──────── INFORMATION SHOWN ────────
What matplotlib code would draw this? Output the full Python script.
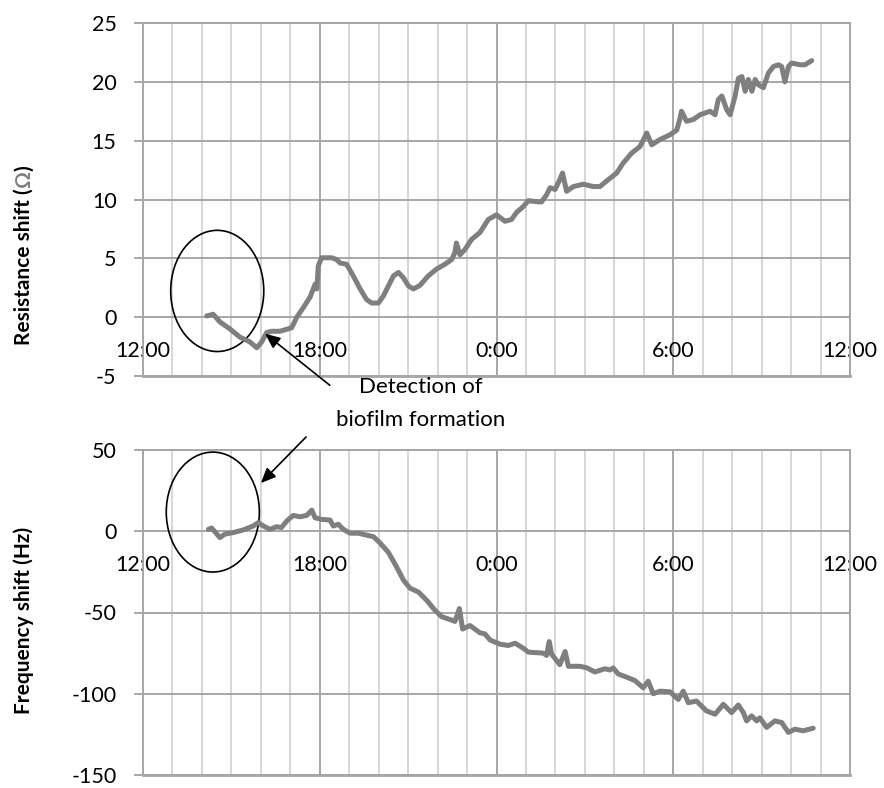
import matplotlib
matplotlib.use("Agg")
import matplotlib.pyplot as plt
from matplotlib.patches import Ellipse
import numpy as np

plt.rcParams['font.family'] = ['Lato', 'DejaVu Sans']
plt.rcParams['axes.unicode_minus'] = False

# hours after 12:00 on day 1
time_r = [2.16, 2.38, 2.61, 2.95, 3.29, 3.63, 3.86, 4.03, 4.2, 4.37, 4.65, 5.05, 5.22, 5.44,
          5.67, 5.78, 5.84, 5.9, 5.95, 6.06, 6.4, 6.57, 6.69, 6.91, 7.14, 7.37, 7.59, 7.76,
          7.99, 8.16, 8.33, 8.5, 8.67, 8.84, 9.01, 9.18, 9.4, 9.68, 9.97, 10.25, 10.48, 10.59,
          10.64, 10.76, 10.93, 11.15, 11.44, 11.72, 12.0, 12.29, 12.51, 12.68, 12.91, 13.08,
          13.42, 13.53, 13.7, 13.82, 13.99, 14.15, 14.24, 14.38, 14.61, 14.95, 15.29, 15.51,
          15.8, 16.08, 16.3, 16.59, 16.87, 17.1, 17.27, 17.55, 17.89, 18.12, 18.23, 18.28,
          18.45, 18.68, 18.91, 19.25, 19.42, 19.53, 19.65, 19.82, 19.93, 20.1, 20.21, 20.33,
          20.44, 20.55, 20.67, 20.78, 20.89, 21.06, 21.23, 21.4, 21.57, 21.68, 21.79, 21.91,
          22.02, 22.3, 22.47, 22.7]
res_shift = [0.1, 0.25, -0.4, -1.0, -1.7, -2.1, -2.6, -2.1, -1.3, -1.2, -1.2, -0.9, 0.0, 0.8,
             1.7, 2.4, 2.8, 2.4, 4.35, 5.05, 5.05, 4.9, 4.6, 4.5, 3.5, 2.4, 1.5, 1.2,
             1.2, 1.8, 2.65, 3.5, 3.8, 3.35, 2.65, 2.4, 2.7, 3.5, 4.1, 4.5, 4.9, 5.5,
             6.3, 5.3, 5.75, 6.6, 7.2, 8.3, 8.7, 8.15, 8.3, 8.9, 9.4, 9.9,
             9.8, 9.8, 10.4, 11.0, 10.85, 11.7, 12.25, 10.7, 11.1, 11.3, 11.1, 11.1,
             11.7, 12.25, 13.1, 13.95, 14.5, 15.65, 14.65, 15.1, 15.5, 15.9, 16.9, 17.5,
             16.65, 16.8, 17.2, 17.5, 17.2, 18.5, 18.8, 17.6, 17.2, 18.8, 20.3, 20.45,
             19.2, 20.2, 19.2, 20.2, 19.75, 19.5, 20.75, 21.3, 21.45, 21.3, 20.0, 21.3,
             21.6, 21.45, 21.45, 21.8]

time_f = [2.22, 2.33, 2.61, 2.78, 3.07, 3.4, 3.74, 3.91, 4.09, 4.31, 4.54, 4.7, 4.88, 5.1,
          5.33, 5.56, 5.73, 5.84, 6.06, 6.35, 6.46, 6.63, 6.8, 7.03, 7.31, 7.59, 7.82, 8.05,
          8.33, 8.61, 8.84, 9.06, 9.35, 9.63, 9.91, 10.14, 10.48, 10.59, 10.74, 10.85, 11.1,
          11.44, 11.61, 11.78, 12.12, 12.4, 12.63, 12.91, 13.08, 13.59, 13.7, 13.79, 13.87,
          14.15, 14.33, 14.44, 14.83, 15.06, 15.34, 15.68, 15.85, 15.96, 16.13, 16.42, 16.7,
          16.98, 17.15, 17.32, 17.55, 17.89, 18.17, 18.34, 18.51, 18.79, 19.13, 19.42, 19.7,
          19.98, 20.21, 20.38, 20.49, 20.66, 20.83, 20.94, 21.17, 21.45, 21.68, 21.91, 22.13,
          22.41, 22.75]
freq_shift = [1.2, 2.0, -3.9, -1.8, -0.8, 0.8, 3.2, 5.3, 3.2, 1.2, 2.8, 2.3, 6.3, 9.75,
              8.9, 9.75, 13.0, 8.3, 7.3, 6.9, 3.2, 4.3, 1.2, -1.2, -1.2, -2.4, -3.3, -7.3,
              -13, -22, -30, -35, -37.4, -42.5, -48.6, -52.6, -54.7, -55.5, -47.6, -60.2, -58,
              -62.5, -63.2, -66.9, -69.5, -70.3, -68.9, -72, -74.4, -75, -76.4, -67.9, -75.6,
              -82.1, -74, -83.1, -83.1, -84, -86.6, -84.6, -85.4, -84.1, -87.8, -89.8, -91.9,
              -96.3, -92.3, -100, -98.4, -98.8, -103.5, -98.4, -105.5, -104.5, -110.6, -112.6, -106.5,
              -111.6, -106.9, -111.6, -116.7, -113.6, -116.7, -114.8, -120.7, -116.7, -117.7, -123.8, -121.8,
              -122.8, -121.2]

major_ticks = [0, 6, 12, 18, 24]
major_labels = ["12:00", "18:00", "0:00", "6:00", "12:00"]

W, H = 884, 788
fig = plt.figure(figsize=(W / 100, H / 100), dpi=100)
ax1 = fig.add_axes([143 / W, 1 - 376 / H, 707 / W, 353 / H])
ax2 = fig.add_axes([143 / W, 1 - 775 / H, 707 / W, 325 / H])

line_col = "#7f7f7f"
grid_major = "#a6a6a6"
grid_minor = "#d0d0d0"
fs = 15.5


def style(ax, ylim, ystep):
    ax.set_xlim(0, 24)
    ax.set_ylim(*ylim)
    ax.set_xticks(major_ticks)
    ax.set_xticklabels(major_labels)
    ax.set_xticks(np.arange(0, 25, 1), minor=True)
    ax.set_yticks(np.arange(ylim[0], ylim[1] + ystep / 2, ystep))
    ax.grid(which="minor", axis="x", color=grid_minor, lw=1.2)
    ax.grid(which="major", axis="x", color=grid_major, lw=1.4)
    ax.grid(which="major", axis="y", color=grid_major, lw=1.4)
    ax.set_axisbelow(True)
    for s in ["top", "right", "left"]:
        ax.spines[s].set_color(grid_major)
        ax.spines[s].set_linewidth(1.4)
    ax.spines["bottom"].set_position(("data", 0))
    ax.spines["bottom"].set_visible(False)
    ax.axhline(ylim[0], color=grid_major, lw=2.0, clip_on=False)
    ax.tick_params(axis="x", which="both", length=0, pad=17, labelsize=fs)
    ax.tick_params(axis="y", length=6.5, color=grid_major, width=1.4, pad=12.5, labelsize=fs)


style(ax1, (-5, 25), 5)
style(ax2, (-150, 50), 50)

ax1.plot(time_r, res_shift, color=line_col, lw=3.6, solid_capstyle="round", solid_joinstyle="round")
ax2.plot(time_f, freq_shift, color=line_col, lw=3.6, solid_capstyle="round", solid_joinstyle="round")

ax1.add_patch(Ellipse((2.52, 2.23), 3.16, 10.3, fill=False, ec="black", lw=1.2))
ax2.add_patch(Ellipse((2.37, 11.8), 3.16, 73.8, fill=False, ec="black", lw=1.2))

fig.text(421 / W, 1 - 387 / H, "Detection of", ha="center", va="center", fontsize=16)
fig.text(421 / W, 1 - 420 / H, "biofilm formation", ha="center", va="center", fontsize=16)

arrow = dict(arrowstyle="-|>,head_length=0.9,head_width=0.4", color="black", lw=1.2)
ax1.annotate("", xy=(263, H - 332), xycoords="figure pixels",
             xytext=(332, H - 387), textcoords="figure pixels", arrowprops=arrow)
ax2.annotate("", xy=(259, H - 485), xycoords="figure pixels",
             xytext=(308, H - 435), textcoords="figure pixels", arrowprops=arrow)


# vertical axis titles, built from pieces so the unit sign can be grey
renderer = fig.canvas.get_renderer()


def vlabel(pieces, xc, yc):
    texts = []
    for s, c in pieces:
        texts.append(fig.text(0, 0, s, rotation=90, ha="center", va="bottom", color=c,
                              fontsize=15, fontweight="bold", transform=None))
    heights = [t.get_window_extent(renderer).height for t in texts]
    y = yc - sum(heights) / 2
    for t, h in zip(texts, heights):
        t.set_position((xc, y))
        y += h


vlabel([("Resistance shift (", "black"), ("\u03a9", "#7f7f7f"), (")", "black")], 24, H - 255)
vlabel([("Frequency shift (Hz)", "black")], 24, H - 620)

fig.savefig("out.png", dpi=100)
────────
» **EXERCISE**
Repeat the lines of the listing above verbatim, beginning at its first line and ending at the line containing "21.6, 21.45, 21.45, 21.8]", which is included. Omit pictures.

» **RESULT**
What matplotlib code would draw this? Output the full Python script.
import matplotlib
matplotlib.use("Agg")
import matplotlib.pyplot as plt
from matplotlib.patches import Ellipse
import numpy as np

plt.rcParams['font.family'] = ['Lato', 'DejaVu Sans']
plt.rcParams['axes.unicode_minus'] = False

# hours after 12:00 on day 1
time_r = [2.16, 2.38, 2.61, 2.95, 3.29, 3.63, 3.86, 4.03, 4.2, 4.37, 4.65, 5.05, 5.22, 5.44,
          5.67, 5.78, 5.84, 5.9, 5.95, 6.06, 6.4, 6.57, 6.69, 6.91, 7.14, 7.37, 7.59, 7.76,
          7.99, 8.16, 8.33, 8.5, 8.67, 8.84, 9.01, 9.18, 9.4, 9.68, 9.97, 10.25, 10.48, 10.59,
          10.64, 10.76, 10.93, 11.15, 11.44, 11.72, 12.0, 12.29, 12.51, 12.68, 12.91, 13.08,
          13.42, 13.53, 13.7, 13.82, 13.99, 14.15, 14.24, 14.38, 14.61, 14.95, 15.29, 15.51,
          15.8, 16.08, 16.3, 16.59, 16.87, 17.1, 17.27, 17.55, 17.89, 18.12, 18.23, 18.28,
          18.45, 18.68, 18.91, 19.25, 19.42, 19.53, 19.65, 19.82, 19.93, 20.1, 20.21, 20.33,
          20.44, 20.55, 20.67, 20.78, 20.89, 21.06, 21.23, 21.4, 21.57, 21.68, 21.79, 21.91,
          22.02, 22.3, 22.47, 22.7]
res_shift = [0.1, 0.25, -0.4, -1.0, -1.7, -2.1, -2.6, -2.1, -1.3, -1.2, -1.2, -0.9, 0.0, 0.8,
             1.7, 2.4, 2.8, 2.4, 4.35, 5.05, 5.05, 4.9, 4.6, 4.5, 3.5, 2.4, 1.5, 1.2,
             1.2, 1.8, 2.65, 3.5, 3.8, 3.35, 2.65, 2.4, 2.7, 3.5, 4.1, 4.5, 4.9, 5.5,
             6.3, 5.3, 5.75, 6.6, 7.2, 8.3, 8.7, 8.15, 8.3, 8.9, 9.4, 9.9,
             9.8, 9.8, 10.4, 11.0, 10.85, 11.7, 12.25, 10.7, 11.1, 11.3, 11.1, 11.1,
             11.7, 12.25, 13.1, 13.95, 14.5, 15.65, 14.65, 15.1, 15.5, 15.9, 16.9, 17.5,
             16.65, 16.8, 17.2, 17.5, 17.2, 18.5, 18.8, 17.6, 17.2, 18.8, 20.3, 20.45,
             19.2, 20.2, 19.2, 20.2, 19.75, 19.5, 20.75, 21.3, 21.45, 21.3, 20.0, 21.3,
             21.6, 21.45, 21.45, 21.8]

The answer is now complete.